The Times expands on that last point:
Mr. Trump described for Ms. Collins how he had apparently taken materials from the White House not only on purpose, but in plain view of the public.
“When we left Washington, we had the boxes lined up on the sidewalk outside for everybody,” he said. “People are taking pictures of them. Everybody knew we were taking those boxes.”
Mr. Trump’s attempts to play down or explain away his handling of the documents came at a moment when Mr. Smith’s office was increasingly homing in on the key question of whether the former president sought to hide some of the documents in his possession after the Justice Department issued a subpoena last May demanding their return.
Finally, James Fallows indicts CNN for its complicity in this nonsense:
—The least cynical explanation for why CNN offered Trump this opportunity is that they are trying to ingratiate themselves with Trump and his GOP. Perhaps a “re-centered” CNN could occupy the space opened by chaos at Fox?
—The more cynical explanation is that for CNN’s leadership the difference between spectacle and news was meaningless. A live Trump show would draw an audience and make headlines. Which is part of the defense its new CEO, Chris Licht, reportedly offered on a staff call today.
Fallows includes a bit from his 2016 interview with primatologist Jane Goodall, which really sums up the CNN town hall and, in fact, anything that the XPOTUS does in public:
“In many ways the performances of Donald Trump remind me of male chimpanzees and their dominance rituals,” Jane Goodall, the anthropologist, told me shortly before Trump won the GOP nomination. “In order to impress rivals, males seeking to rise in the dominance hierarchy perform spectacular displays: stamping, slapping the ground, dragging branches, throwing rocks. The more vigorous and imaginative the display, the faster the individual is likely to rise in the hierarchy, and the longer he is likely to maintain that position.”

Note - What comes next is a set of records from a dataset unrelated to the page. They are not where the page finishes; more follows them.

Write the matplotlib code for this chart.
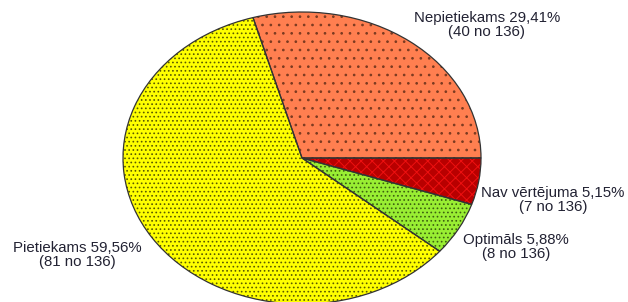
import matplotlib
matplotlib.use("Agg")
import matplotlib.pyplot as plt

categories = ["Nepietiekams", "Pietiekams", "Optimāls", "Nav vērtējuma"]
counts = [40, 81, 8, 7]
total = 136
percent_labels = ["29,41%", "59,56%", "5,88%", "5,15%"]
colors = ["#FF7F50", "#FFFF00", "#99EE33", "#B80000"]
hatch_colors = ["#7a3a20", "#5a5a00", "#3c6010", "#EE1010"]
hatches = ["..", "....", "....", "xxx"]

plt.rcParams["hatch.linewidth"] = 0.7

W, H = 628, 302
fig = plt.figure(figsize=(W / 100, H / 100), dpi=100)
ax = fig.add_axes([0, 0, 1, 1])
ax.axis("off")

cx, cy, rx, ry = 302, 158, 179, 146

# fill with hatch
wedges, _ = ax.pie(counts, startangle=0, counterclock=True, radius=1,
                   wedgeprops=dict(linewidth=0))
for w, c, hc, h in zip(wedges, colors, hatch_colors, hatches):
    w.set_facecolor(c)
    w.set_edgecolor(hc)
    w.set_hatch(h)
    w.set_linewidth(0)
# outline
wedges2, _ = ax.pie(counts, startangle=0, counterclock=True, radius=1,
                    wedgeprops=dict(fill=False, edgecolor="#333333", linewidth=0.9))
ax.set_aspect("auto")
ax.set_xlim((0 - cx) / rx, (W - cx) / rx)
ax.set_ylim((cy - H) / ry, cy / ry)

def px(x, y):
    return ((x - cx) / rx, (cy - y) / ry)

label_pos = [(487, 25), (77, 255), (516, 247), (553, 200)]
for cat, n, p, (lx, ly) in zip(categories, counts, percent_labels, label_pos):
    X, Y = px(lx, ly)
    ax.text(X, Y, f"{cat} {p}\n({n} no {total})", ha="center", va="center",
            multialignment="center", fontsize=10.8, family="Liberation Sans",
            color="#222233", linespacing=1.0)

fig.savefig("out.png", dpi=100)
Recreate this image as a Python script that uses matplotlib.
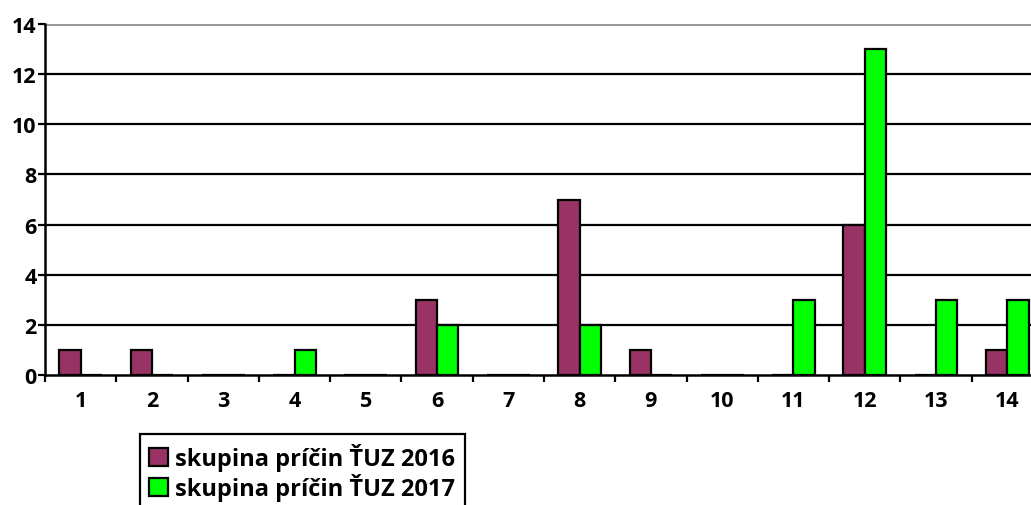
import matplotlib.pyplot as plt
import numpy as np

categories = [str(i) for i in range(1, 15)]
values_2016 = [1, 1, 0, 0, 0, 3, 0, 7, 1, 0, 0, 6, 0, 1]
values_2017 = [0, 0, 0, 1, 0, 2, 0, 2, 0, 0, 3, 13, 3, 3]
labels = ["skupina príčin ŤUZ 2016", "skupina príčin ŤUZ 2017"]

plt.rcParams['font.family'] = ['Open Sans', 'DejaVu Sans']
plt.rcParams['font.weight'] = 'bold'

fig = plt.figure(figsize=(10.31, 5.06), dpi=100)
ax = fig.add_axes([45 / 1031, 130 / 506, 998 / 1031, 351 / 506])

x = np.arange(len(categories))
w = 0.3
ax.bar(x - w / 2, values_2016, w, color="#993366", edgecolor="black", linewidth=1.6,
       label=labels[0], zorder=3)
ax.bar(x + w / 2, values_2017, w, color="#00FF00", edgecolor="black", linewidth=1.6,
       label=labels[1], zorder=3)

ax.set_xlim(-0.5, len(categories) - 0.5)
ax.set_ylim(0, 14)
ax.set_yticks(range(0, 15, 2))
ax.set_xticks(x)
ax.set_xticklabels(categories)
ax.set_xticks(np.arange(-0.5, len(categories), 1), minor=True)
ax.tick_params(axis="x", which="major", length=0, pad=11, labelsize=15.5)
ax.tick_params(axis="x", which="minor", length=5, width=1.6, direction="out")
ax.tick_params(axis="y", length=5, width=1.6, direction="out", labelsize=15.5, pad=1)

for yv in range(2, 14, 2):
    ax.axhline(yv, color="black", linewidth=1.6, zorder=1)
ax.axhline(14, color="#999999", linewidth=2.2, zorder=1)

for s in ["top", "right"]:
    ax.spines[s].set_visible(False)
ax.spines["left"].set_linewidth(1.8)
ax.spines["bottom"].set_linewidth(1.8)
ax.spines["bottom"].set_zorder(4)

leg = fig.legend(loc="upper left", bbox_to_anchor=(140 / 1031, 1 - 435 / 506),
                 frameon=True, fancybox=False, edgecolor="black", framealpha=1,
                 fontsize=17, handlelength=0.8, handleheight=0.8, handletextpad=0.3,
                 labelspacing=0.08, borderpad=0.4, borderaxespad=0)
leg.get_frame().set_linewidth(1.6)

fig.savefig("out.png", dpi=100)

In her book My Life With the Chimpanzees, Goodall told the story of “Mike,” a chimp who maintained his dominance by kicking a series of kerosene cans ahead of him as he moved down a road, creating confusion and noise that made his rivals flee and cower. She told me she would be thinking of Mike as she watched the upcoming debates [between Trump and Hillary Clinton].
Yes. The XPOTUS has normalized chimpanzee behaviors in American politics.
So, who else is excited for the 2024 election?